WORK TO COMPLETE:
Scan the data below for the string "that". Show every line where it turns up.

DATA SECTION:
[BEGIN]

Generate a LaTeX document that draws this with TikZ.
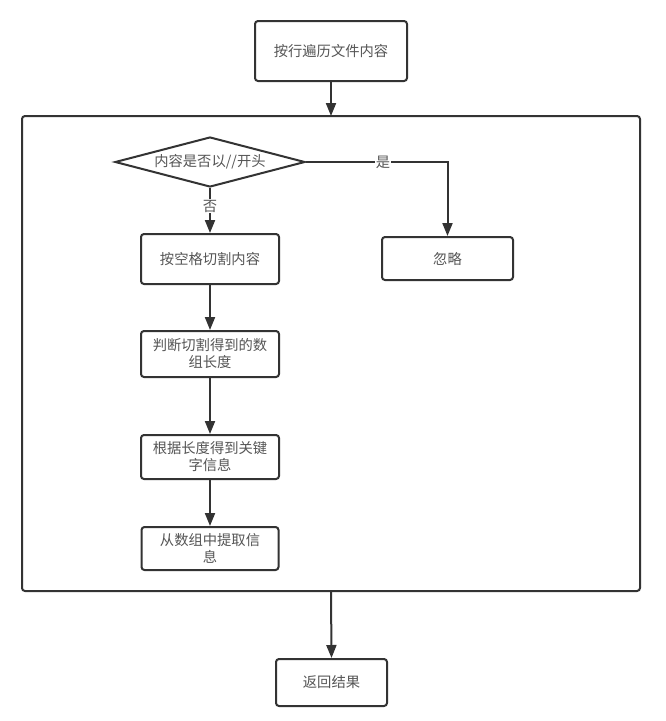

[END]
[BEGIN]

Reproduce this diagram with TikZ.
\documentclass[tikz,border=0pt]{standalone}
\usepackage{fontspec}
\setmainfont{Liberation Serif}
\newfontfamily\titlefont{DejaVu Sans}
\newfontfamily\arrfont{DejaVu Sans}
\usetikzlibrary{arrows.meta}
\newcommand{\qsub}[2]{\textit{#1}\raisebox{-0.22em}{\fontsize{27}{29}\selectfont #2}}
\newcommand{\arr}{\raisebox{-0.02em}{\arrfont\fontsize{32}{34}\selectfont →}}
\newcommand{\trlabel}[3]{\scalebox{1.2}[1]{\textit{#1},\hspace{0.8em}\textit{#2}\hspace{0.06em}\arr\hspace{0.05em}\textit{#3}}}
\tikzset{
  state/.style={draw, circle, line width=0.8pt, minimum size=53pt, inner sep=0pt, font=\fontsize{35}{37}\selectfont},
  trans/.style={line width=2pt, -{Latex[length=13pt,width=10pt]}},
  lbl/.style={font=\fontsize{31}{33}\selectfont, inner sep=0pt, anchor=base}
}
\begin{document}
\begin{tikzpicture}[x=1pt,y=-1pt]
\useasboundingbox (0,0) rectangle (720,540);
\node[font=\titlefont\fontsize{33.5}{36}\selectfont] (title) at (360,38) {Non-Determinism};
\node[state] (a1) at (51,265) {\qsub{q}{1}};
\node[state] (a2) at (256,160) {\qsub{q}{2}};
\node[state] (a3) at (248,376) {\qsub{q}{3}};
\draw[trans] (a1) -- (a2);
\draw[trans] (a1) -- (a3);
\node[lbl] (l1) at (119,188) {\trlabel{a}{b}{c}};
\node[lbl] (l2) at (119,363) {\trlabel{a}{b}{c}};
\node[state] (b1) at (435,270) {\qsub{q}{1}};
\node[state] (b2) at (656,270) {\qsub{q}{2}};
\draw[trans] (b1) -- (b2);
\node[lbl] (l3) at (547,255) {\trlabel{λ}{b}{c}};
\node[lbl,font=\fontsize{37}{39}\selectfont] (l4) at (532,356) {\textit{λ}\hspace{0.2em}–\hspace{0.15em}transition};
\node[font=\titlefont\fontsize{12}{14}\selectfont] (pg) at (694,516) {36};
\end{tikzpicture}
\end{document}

[END]
[BEGIN]

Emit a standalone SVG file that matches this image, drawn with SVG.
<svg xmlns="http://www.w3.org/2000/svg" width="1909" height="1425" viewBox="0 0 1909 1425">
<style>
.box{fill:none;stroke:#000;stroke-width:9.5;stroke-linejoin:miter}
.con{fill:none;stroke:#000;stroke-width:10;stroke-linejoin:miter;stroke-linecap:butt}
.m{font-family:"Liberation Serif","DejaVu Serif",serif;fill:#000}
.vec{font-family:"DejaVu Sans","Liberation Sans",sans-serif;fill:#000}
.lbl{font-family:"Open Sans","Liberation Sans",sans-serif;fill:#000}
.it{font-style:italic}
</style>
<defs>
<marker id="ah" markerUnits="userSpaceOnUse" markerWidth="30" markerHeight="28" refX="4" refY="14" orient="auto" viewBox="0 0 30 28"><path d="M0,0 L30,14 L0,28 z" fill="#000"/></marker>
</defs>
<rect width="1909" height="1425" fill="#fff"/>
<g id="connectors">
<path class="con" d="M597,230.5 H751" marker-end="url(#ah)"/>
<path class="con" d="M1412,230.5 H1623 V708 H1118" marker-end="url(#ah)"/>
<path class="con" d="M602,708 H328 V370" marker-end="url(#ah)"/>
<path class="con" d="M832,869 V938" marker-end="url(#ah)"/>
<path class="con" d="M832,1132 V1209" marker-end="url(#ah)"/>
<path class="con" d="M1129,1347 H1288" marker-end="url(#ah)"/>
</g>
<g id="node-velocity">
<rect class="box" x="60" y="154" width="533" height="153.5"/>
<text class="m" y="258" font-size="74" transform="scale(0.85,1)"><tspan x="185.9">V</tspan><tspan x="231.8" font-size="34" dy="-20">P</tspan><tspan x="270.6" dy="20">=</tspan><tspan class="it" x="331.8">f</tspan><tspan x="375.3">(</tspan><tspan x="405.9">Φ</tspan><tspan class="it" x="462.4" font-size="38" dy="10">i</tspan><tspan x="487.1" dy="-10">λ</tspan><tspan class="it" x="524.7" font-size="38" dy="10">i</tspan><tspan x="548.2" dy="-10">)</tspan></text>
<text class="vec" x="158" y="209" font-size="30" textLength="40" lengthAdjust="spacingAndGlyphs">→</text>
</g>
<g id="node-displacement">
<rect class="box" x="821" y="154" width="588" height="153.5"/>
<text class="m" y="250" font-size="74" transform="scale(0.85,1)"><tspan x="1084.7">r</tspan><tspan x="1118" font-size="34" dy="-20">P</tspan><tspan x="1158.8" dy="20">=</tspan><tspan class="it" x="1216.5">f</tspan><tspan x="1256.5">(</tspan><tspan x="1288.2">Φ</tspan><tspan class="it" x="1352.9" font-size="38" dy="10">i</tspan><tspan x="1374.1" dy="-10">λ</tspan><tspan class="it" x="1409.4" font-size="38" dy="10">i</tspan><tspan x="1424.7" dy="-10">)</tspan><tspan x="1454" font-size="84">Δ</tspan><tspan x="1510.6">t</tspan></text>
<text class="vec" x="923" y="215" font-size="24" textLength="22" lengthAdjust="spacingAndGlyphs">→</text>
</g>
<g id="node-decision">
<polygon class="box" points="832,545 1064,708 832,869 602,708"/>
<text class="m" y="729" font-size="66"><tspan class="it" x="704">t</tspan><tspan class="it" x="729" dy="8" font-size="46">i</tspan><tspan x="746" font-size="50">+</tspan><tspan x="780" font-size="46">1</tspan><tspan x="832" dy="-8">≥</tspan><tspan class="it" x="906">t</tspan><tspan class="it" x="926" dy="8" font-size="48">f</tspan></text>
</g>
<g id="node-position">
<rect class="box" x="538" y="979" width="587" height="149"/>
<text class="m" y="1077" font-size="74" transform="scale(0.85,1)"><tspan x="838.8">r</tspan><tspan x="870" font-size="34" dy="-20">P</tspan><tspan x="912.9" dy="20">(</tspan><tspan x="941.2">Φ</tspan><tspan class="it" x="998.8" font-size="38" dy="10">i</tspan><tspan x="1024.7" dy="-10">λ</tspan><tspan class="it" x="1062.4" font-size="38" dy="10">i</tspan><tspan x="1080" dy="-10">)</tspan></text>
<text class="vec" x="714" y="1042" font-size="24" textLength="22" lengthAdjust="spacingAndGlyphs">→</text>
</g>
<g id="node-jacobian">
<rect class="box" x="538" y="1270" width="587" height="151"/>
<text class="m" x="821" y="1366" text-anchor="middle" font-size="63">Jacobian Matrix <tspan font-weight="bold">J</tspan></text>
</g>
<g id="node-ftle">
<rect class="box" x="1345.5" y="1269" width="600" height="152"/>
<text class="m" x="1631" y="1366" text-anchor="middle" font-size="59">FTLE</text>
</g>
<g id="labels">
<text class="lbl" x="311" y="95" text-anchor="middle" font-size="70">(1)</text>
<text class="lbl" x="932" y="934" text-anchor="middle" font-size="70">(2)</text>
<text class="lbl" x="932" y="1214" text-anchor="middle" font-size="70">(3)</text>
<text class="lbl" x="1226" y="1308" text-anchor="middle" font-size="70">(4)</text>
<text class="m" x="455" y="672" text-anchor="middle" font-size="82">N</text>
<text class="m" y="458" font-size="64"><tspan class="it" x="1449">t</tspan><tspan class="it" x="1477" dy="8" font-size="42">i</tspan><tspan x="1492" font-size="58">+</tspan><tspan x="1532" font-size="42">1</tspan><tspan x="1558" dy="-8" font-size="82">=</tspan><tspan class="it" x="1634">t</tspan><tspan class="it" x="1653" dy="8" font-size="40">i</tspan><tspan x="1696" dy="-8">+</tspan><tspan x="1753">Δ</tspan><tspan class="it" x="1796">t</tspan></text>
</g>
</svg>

[END]

THE RESULT:
Generate a LaTeX document that draws this with TikZ.
Emit a standalone SVG file that matches this image, drawn with SVG.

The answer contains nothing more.